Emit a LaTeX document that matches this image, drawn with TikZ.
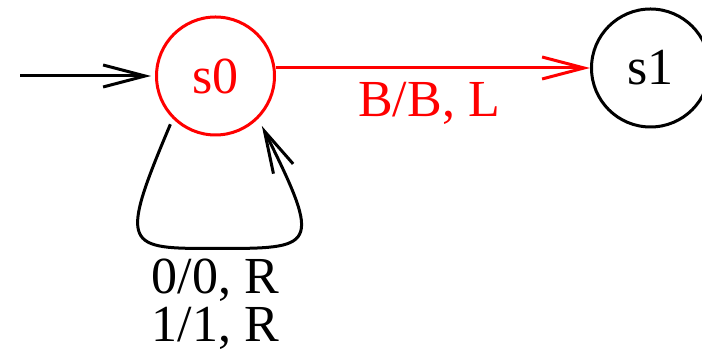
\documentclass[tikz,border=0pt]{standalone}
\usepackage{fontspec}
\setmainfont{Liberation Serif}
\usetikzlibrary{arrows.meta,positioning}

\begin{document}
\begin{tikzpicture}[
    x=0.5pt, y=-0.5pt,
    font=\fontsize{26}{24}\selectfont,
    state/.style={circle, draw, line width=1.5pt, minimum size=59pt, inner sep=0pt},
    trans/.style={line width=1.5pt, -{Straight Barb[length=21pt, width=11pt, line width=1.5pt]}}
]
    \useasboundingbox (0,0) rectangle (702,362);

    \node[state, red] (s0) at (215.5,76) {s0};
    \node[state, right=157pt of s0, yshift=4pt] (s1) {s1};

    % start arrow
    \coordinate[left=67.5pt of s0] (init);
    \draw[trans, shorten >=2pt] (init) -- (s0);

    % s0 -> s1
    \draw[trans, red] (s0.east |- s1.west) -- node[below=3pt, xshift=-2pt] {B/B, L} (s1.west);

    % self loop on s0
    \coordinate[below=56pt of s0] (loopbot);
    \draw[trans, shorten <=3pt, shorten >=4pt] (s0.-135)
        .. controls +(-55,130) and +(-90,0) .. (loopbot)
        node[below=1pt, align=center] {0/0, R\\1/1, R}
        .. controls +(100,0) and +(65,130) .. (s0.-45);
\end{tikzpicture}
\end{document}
######
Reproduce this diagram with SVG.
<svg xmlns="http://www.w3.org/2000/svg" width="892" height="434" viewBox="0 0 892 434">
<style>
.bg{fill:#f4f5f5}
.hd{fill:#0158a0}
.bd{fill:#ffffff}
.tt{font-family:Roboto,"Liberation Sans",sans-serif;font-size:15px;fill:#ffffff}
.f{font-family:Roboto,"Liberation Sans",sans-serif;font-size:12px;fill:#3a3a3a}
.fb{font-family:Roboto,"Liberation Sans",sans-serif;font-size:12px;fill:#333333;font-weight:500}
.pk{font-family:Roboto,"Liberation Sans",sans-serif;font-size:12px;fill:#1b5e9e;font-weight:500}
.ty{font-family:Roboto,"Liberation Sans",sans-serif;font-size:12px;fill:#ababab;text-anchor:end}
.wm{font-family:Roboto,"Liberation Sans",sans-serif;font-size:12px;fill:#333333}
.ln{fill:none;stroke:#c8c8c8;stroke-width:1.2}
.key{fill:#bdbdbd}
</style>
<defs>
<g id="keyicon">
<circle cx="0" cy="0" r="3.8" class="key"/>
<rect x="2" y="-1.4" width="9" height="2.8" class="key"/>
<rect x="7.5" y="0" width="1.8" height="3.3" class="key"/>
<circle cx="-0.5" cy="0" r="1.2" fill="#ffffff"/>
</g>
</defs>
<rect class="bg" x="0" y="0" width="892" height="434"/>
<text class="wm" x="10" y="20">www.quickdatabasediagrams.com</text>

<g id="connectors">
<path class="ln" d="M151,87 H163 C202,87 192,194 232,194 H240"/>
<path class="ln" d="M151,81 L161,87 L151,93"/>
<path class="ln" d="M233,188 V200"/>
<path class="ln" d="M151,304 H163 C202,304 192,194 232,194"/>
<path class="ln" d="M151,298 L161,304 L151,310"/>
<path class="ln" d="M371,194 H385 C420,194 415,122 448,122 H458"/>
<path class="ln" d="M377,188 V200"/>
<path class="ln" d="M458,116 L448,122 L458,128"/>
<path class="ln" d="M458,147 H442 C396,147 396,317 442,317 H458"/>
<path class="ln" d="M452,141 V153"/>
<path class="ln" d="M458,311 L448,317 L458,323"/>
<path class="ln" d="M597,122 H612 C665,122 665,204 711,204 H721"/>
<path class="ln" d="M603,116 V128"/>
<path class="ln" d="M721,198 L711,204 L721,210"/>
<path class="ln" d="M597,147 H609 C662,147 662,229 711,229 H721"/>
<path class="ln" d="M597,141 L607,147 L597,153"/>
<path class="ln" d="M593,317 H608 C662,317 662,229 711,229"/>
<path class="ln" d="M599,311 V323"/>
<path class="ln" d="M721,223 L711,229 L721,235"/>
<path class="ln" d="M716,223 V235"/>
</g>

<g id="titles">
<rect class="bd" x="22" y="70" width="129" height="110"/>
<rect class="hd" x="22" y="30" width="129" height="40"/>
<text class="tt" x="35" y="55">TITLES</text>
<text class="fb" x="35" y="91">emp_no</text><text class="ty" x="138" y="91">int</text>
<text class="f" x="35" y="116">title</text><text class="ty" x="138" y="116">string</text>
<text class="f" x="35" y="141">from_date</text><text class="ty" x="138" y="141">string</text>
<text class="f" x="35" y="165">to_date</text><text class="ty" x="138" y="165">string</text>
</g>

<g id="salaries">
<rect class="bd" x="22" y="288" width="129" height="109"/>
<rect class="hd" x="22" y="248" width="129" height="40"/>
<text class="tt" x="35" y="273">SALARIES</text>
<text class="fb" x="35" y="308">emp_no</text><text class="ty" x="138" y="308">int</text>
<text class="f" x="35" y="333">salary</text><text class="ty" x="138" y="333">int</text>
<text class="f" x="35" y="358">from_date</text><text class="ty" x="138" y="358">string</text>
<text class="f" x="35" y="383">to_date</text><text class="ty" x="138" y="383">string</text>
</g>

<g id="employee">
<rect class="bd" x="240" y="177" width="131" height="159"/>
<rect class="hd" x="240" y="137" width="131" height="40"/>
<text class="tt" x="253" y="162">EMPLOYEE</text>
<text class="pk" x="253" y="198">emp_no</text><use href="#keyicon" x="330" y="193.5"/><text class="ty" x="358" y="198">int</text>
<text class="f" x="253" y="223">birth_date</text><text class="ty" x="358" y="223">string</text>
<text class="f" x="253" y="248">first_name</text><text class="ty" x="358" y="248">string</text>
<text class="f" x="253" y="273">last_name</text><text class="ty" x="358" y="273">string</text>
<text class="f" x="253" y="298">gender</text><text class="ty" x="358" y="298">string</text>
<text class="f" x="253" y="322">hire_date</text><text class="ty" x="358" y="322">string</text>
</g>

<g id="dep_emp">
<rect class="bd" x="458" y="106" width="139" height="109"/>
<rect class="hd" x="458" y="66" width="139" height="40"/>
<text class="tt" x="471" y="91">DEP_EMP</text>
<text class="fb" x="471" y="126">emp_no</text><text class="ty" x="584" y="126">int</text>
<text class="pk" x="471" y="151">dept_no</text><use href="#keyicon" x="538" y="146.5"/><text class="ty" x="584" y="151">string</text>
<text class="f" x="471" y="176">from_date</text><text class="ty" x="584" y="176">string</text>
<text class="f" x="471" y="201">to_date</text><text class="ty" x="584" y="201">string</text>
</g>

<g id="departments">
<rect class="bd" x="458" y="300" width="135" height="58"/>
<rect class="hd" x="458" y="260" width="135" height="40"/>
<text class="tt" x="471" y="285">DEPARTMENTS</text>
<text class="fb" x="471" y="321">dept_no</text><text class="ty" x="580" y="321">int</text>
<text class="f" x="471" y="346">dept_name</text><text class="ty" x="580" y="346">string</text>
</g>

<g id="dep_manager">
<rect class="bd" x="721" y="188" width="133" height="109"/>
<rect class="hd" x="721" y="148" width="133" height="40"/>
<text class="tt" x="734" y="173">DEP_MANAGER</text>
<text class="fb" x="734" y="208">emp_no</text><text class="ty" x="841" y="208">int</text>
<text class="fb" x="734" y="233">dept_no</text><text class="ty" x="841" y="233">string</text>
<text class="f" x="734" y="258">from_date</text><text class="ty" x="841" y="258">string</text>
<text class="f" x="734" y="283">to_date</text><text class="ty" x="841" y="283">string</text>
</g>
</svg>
######
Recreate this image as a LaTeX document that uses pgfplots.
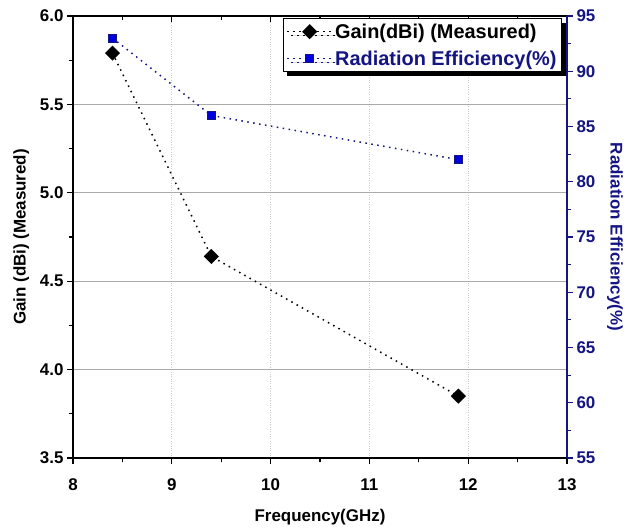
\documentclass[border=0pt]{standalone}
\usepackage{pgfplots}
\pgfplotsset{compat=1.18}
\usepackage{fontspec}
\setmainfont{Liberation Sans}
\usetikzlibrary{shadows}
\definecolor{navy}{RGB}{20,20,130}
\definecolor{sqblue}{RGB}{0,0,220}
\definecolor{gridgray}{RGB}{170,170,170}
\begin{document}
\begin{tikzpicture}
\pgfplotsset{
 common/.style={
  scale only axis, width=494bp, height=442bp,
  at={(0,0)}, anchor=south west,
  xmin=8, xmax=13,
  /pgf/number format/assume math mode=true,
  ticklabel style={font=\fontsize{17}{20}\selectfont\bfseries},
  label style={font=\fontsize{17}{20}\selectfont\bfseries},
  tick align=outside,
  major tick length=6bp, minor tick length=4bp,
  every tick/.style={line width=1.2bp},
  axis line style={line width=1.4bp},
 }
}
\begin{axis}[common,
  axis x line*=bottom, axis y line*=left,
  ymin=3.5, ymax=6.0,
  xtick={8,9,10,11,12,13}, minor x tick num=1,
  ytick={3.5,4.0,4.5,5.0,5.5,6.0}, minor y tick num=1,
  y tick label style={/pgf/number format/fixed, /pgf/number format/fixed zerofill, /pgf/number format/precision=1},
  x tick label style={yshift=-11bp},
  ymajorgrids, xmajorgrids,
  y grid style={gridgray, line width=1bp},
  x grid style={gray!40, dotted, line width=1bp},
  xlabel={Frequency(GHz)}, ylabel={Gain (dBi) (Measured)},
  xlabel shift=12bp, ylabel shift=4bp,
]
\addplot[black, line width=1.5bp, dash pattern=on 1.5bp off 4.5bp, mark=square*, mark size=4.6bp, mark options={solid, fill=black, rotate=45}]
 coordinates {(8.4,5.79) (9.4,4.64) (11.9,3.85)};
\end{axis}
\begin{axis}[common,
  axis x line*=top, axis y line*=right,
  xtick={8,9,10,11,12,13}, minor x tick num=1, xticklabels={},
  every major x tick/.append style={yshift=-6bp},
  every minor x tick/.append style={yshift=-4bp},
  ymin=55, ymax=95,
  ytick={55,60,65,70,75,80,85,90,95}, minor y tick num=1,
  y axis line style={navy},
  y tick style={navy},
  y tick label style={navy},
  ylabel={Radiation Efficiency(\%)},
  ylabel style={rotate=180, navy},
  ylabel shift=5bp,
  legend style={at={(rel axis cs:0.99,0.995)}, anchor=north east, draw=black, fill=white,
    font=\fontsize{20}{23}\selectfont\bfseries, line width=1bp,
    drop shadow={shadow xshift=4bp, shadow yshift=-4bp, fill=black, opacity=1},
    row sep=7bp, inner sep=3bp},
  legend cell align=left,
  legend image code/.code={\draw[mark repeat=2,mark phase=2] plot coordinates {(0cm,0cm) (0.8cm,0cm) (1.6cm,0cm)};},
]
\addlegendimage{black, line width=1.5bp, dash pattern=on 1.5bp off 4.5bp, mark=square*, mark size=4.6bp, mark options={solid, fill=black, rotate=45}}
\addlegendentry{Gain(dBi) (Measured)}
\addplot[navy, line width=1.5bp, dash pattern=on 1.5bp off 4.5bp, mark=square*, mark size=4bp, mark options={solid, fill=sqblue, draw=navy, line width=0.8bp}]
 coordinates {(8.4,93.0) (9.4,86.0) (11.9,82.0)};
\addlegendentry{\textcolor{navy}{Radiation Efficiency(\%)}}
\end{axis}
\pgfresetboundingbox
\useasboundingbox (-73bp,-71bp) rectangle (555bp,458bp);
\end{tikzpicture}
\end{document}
######
▸ Task details
In the entries above, identify every line with the string "this".

▸ Finished answer
Emit a LaTeX document that matches this image, drawn with TikZ.
Reproduce this diagram with SVG.
Recreate this image as a LaTeX document that uses pgfplots.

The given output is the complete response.